"Bring Your Own Greedy"+Max: Near-Optimal $1/2$-Approximations for Submodular Knapsack
This work addresses efficient data summarization for applications like recommendation systems, offering incremental improvements in approximation guarantees across offline, streaming, and distributed settings.
The authors tackled the problem of selecting a small representative summary from large datasets under a knapsack constraint, proposing a new algorithmic framework that achieves near-optimal 1/2-approximations with instance-specific results often exceeding 0.6-0.7, beating the 0.63 worst-case barrier.

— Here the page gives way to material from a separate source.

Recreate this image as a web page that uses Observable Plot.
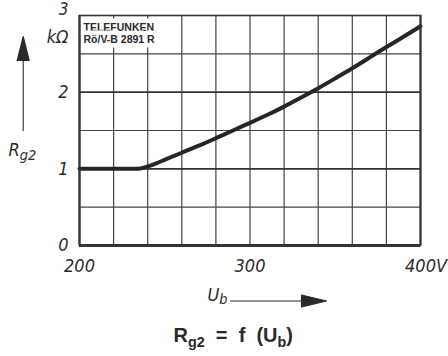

The problem of selecting a small-size representative summary of a large dataset is a cornerstone of machine learning, optimization and data science. Motivated by applications to recommendation systems and other scenarios with query-limited access to vast amounts of data, we propose a new rigorous algorithmic framework for a standard formulation of this problem as a submodular maximization subject to a linear (knapsack) constraint. Our framework is based on augmenting all partial Greedy solutions with the best additional item. It can be instantiated with negligible overhead in any model of computation, which allows the classic \greedy algorithm and its variants to be implemented. We give such instantiations in the offline (Greedy+Max), multi-pass streaming (Sieve+Max) and distributed (Distributed+Max) settings. Our algorithms give ($1/2-ε$)-approximation with most other key parameters of interest being near-optimal. Our analysis is based on a new set of first-order linear differential inequalities and their robust approximate versions. Experiments on typical datasets (movie recommendations, influence maximization) confirm scalability and high quality of solutions obtained via our framework. Instance-specific approximations are typically in the 0.6-0.7 range and frequently beat even the $(1-1/e) \approx 0.63$ worst-case barrier for polynomial-time algorithms.